— Start of Given material —

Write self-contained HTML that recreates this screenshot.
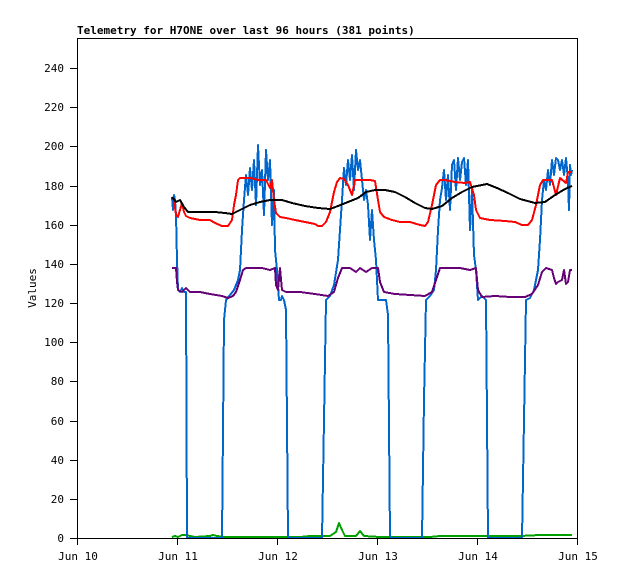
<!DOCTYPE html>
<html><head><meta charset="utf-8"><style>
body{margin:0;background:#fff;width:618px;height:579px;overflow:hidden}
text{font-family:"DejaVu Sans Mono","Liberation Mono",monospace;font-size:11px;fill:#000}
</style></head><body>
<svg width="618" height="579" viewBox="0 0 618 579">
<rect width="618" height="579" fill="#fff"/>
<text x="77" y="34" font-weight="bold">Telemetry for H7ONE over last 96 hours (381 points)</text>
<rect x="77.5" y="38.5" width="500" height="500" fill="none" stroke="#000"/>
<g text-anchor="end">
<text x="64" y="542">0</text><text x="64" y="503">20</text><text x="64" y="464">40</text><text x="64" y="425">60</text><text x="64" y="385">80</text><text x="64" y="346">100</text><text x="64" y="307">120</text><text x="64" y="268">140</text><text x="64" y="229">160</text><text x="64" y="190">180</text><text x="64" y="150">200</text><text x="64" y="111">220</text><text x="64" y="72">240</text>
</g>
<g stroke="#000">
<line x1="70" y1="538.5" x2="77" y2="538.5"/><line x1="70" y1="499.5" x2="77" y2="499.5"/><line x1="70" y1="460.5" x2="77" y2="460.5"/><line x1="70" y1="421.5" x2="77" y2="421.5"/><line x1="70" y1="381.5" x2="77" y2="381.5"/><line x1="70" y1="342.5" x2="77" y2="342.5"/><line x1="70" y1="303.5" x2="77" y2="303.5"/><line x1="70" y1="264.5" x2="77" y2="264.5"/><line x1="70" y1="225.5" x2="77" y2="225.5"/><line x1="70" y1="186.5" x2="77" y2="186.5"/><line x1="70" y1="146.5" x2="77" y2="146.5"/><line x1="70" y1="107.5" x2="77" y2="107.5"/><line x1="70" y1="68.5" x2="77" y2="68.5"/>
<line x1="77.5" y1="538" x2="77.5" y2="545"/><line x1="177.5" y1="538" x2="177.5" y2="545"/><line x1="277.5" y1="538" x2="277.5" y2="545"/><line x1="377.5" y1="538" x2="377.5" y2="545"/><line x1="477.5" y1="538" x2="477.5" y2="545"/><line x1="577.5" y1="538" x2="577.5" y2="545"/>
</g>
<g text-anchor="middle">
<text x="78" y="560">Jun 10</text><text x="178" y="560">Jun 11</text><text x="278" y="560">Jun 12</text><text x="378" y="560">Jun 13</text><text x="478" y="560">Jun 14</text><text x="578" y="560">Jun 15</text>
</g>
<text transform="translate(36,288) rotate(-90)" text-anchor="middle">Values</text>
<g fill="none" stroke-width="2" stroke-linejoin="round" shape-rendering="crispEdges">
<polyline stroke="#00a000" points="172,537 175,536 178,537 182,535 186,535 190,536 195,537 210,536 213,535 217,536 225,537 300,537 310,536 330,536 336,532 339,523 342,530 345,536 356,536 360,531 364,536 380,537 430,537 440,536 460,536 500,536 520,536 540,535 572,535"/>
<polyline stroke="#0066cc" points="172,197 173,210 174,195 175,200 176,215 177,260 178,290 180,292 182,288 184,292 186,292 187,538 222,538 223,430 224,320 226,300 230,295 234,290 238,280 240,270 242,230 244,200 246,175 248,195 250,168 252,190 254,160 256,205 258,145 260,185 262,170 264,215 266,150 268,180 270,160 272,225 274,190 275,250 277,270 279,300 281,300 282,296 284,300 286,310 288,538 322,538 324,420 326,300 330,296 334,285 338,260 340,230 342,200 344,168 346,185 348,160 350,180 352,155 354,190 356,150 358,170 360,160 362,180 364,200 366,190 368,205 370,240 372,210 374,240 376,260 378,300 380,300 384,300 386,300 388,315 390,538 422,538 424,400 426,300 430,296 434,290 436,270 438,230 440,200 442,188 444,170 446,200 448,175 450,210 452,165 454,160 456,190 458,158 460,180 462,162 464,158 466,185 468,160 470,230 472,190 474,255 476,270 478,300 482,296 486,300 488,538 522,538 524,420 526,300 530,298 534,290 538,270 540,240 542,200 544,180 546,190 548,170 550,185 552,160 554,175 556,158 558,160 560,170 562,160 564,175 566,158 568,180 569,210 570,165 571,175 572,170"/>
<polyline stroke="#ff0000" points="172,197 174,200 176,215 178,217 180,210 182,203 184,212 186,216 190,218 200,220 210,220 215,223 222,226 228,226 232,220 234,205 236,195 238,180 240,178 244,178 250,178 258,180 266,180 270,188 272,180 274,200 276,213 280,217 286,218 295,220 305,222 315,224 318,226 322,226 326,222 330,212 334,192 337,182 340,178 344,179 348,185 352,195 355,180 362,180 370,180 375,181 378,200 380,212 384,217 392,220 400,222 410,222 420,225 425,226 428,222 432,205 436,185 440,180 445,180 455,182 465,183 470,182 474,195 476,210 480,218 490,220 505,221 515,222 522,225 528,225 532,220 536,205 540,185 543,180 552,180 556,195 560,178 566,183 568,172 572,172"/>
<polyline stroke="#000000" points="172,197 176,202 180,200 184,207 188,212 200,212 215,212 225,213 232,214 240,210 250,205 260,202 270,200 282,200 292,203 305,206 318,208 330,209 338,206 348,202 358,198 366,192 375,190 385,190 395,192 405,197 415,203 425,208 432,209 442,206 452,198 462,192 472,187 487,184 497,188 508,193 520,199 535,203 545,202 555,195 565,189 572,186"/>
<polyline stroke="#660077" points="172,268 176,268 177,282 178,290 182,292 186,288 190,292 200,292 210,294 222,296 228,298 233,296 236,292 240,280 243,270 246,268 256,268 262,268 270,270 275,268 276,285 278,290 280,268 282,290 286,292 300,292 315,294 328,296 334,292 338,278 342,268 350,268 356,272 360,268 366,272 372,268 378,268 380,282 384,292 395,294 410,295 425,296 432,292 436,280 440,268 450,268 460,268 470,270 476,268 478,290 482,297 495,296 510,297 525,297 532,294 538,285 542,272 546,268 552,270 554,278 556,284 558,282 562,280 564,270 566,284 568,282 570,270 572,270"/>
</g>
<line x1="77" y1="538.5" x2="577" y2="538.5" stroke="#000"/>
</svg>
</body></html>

— End of Given material —

Exercise:
Omit the pictures and reproduce the listing exactly.

Final result:
Write self-contained HTML that recreates this screenshot.
<!DOCTYPE html>
<html><head><meta charset="utf-8"><style>
body{margin:0;background:#fff;width:618px;height:579px;overflow:hidden}
text{font-family:"DejaVu Sans Mono","Liberation Mono",monospace;font-size:11px;fill:#000}
</style></head><body>
<svg width="618" height="579" viewBox="0 0 618 579">
<rect width="618" height="579" fill="#fff"/>
<text x="77" y="34" font-weight="bold">Telemetry for H7ONE over last 96 hours (381 points)</text>
<rect x="77.5" y="38.5" width="500" height="500" fill="none" stroke="#000"/>
<g text-anchor="end">
<text x="64" y="542">0</text><text x="64" y="503">20</text><text x="64" y="464">40</text><text x="64" y="425">60</text><text x="64" y="385">80</text><text x="64" y="346">100</text><text x="64" y="307">120</text><text x="64" y="268">140</text><text x="64" y="229">160</text><text x="64" y="190">180</text><text x="64" y="150">200</text><text x="64" y="111">220</text><text x="64" y="72">240</text>
</g>
<g stroke="#000">
<line x1="70" y1="538.5" x2="77" y2="538.5"/><line x1="70" y1="499.5" x2="77" y2="499.5"/><line x1="70" y1="460.5" x2="77" y2="460.5"/><line x1="70" y1="421.5" x2="77" y2="421.5"/><line x1="70" y1="381.5" x2="77" y2="381.5"/><line x1="70" y1="342.5" x2="77" y2="342.5"/><line x1="70" y1="303.5" x2="77" y2="303.5"/><line x1="70" y1="264.5" x2="77" y2="264.5"/><line x1="70" y1="225.5" x2="77" y2="225.5"/><line x1="70" y1="186.5" x2="77" y2="186.5"/><line x1="70" y1="146.5" x2="77" y2="146.5"/><line x1="70" y1="107.5" x2="77" y2="107.5"/><line x1="70" y1="68.5" x2="77" y2="68.5"/>
<line x1="77.5" y1="538" x2="77.5" y2="545"/><line x1="177.5" y1="538" x2="177.5" y2="545"/><line x1="277.5" y1="538" x2="277.5" y2="545"/><line x1="377.5" y1="538" x2="377.5" y2="545"/><line x1="477.5" y1="538" x2="477.5" y2="545"/><line x1="577.5" y1="538" x2="577.5" y2="545"/>
</g>
<g text-anchor="middle">
<text x="78" y="560">Jun 10</text><text x="178" y="560">Jun 11</text><text x="278" y="560">Jun 12</text><text x="378" y="560">Jun 13</text><text x="478" y="560">Jun 14</text><text x="578" y="560">Jun 15</text>
</g>
<text transform="translate(36,288) rotate(-90)" text-anchor="middle">Values</text>
<g fill="none" stroke-width="2" stroke-linejoin="round" shape-rendering="crispEdges">
<polyline stroke="#00a000" points="172,537 175,536 178,537 182,535 186,535 190,536 195,537 210,536 213,535 217,536 225,537 300,537 310,536 330,536 336,532 339,523 342,530 345,536 356,536 360,531 364,536 380,537 430,537 440,536 460,536 500,536 520,536 540,535 572,535"/>
<polyline stroke="#0066cc" points="172,197 173,210 174,195 175,200 176,215 177,260 178,290 180,292 182,288 184,292 186,292 187,538 222,538 223,430 224,320 226,300 230,295 234,290 238,280 240,270 242,230 244,200 246,175 248,195 250,168 252,190 254,160 256,205 258,145 260,185 262,170 264,215 266,150 268,180 270,160 272,225 274,190 275,250 277,270 279,300 281,300 282,296 284,300 286,310 288,538 322,538 324,420 326,300 330,296 334,285 338,260 340,230 342,200 344,168 346,185 348,160 350,180 352,155 354,190 356,150 358,170 360,160 362,180 364,200 366,190 368,205 370,240 372,210 374,240 376,260 378,300 380,300 384,300 386,300 388,315 390,538 422,538 424,400 426,300 430,296 434,290 436,270 438,230 440,200 442,188 444,170 446,200 448,175 450,210 452,165 454,160 456,190 458,158 460,180 462,162 464,158 466,185 468,160 470,230 472,190 474,255 476,270 478,300 482,296 486,300 488,538 522,538 524,420 526,300 530,298 534,290 538,270 540,240 542,200 544,180 546,190 548,170 550,185 552,160 554,175 556,158 558,160 560,170 562,160 564,175 566,158 568,180 569,210 570,165 571,175 572,170"/>
<polyline stroke="#ff0000" points="172,197 174,200 176,215 178,217 180,210 182,203 184,212 186,216 190,218 200,220 210,220 215,223 222,226 228,226 232,220 234,205 236,195 238,180 240,178 244,178 250,178 258,180 266,180 270,188 272,180 274,200 276,213 280,217 286,218 295,220 305,222 315,224 318,226 322,226 326,222 330,212 334,192 337,182 340,178 344,179 348,185 352,195 355,180 362,180 370,180 375,181 378,200 380,212 384,217 392,220 400,222 410,222 420,225 425,226 428,222 432,205 436,185 440,180 445,180 455,182 465,183 470,182 474,195 476,210 480,218 490,220 505,221 515,222 522,225 528,225 532,220 536,205 540,185 543,180 552,180 556,195 560,178 566,183 568,172 572,172"/>
<polyline stroke="#000000" points="172,197 176,202 180,200 184,207 188,212 200,212 215,212 225,213 232,214 240,210 250,205 260,202 270,200 282,200 292,203 305,206 318,208 330,209 338,206 348,202 358,198 366,192 375,190 385,190 395,192 405,197 415,203 425,208 432,209 442,206 452,198 462,192 472,187 487,184 497,188 508,193 520,199 535,203 545,202 555,195 565,189 572,186"/>
<polyline stroke="#660077" points="172,268 176,268 177,282 178,290 182,292 186,288 190,292 200,292 210,294 222,296 228,298 233,296 236,292 240,280 243,270 246,268 256,268 262,268 270,270 275,268 276,285 278,290 280,268 282,290 286,292 300,292 315,294 328,296 334,292 338,278 342,268 350,268 356,272 360,268 366,272 372,268 378,268 380,282 384,292 395,294 410,295 425,296 432,292 436,280 440,268 450,268 460,268 470,270 476,268 478,290 482,297 495,296 510,297 525,297 532,294 538,285 542,272 546,268 552,270 554,278 556,284 558,282 562,280 564,270 566,284 568,282 570,270 572,270"/>
</g>
<line x1="77" y1="538.5" x2="577" y2="538.5" stroke="#000"/>
</svg>
</body></html>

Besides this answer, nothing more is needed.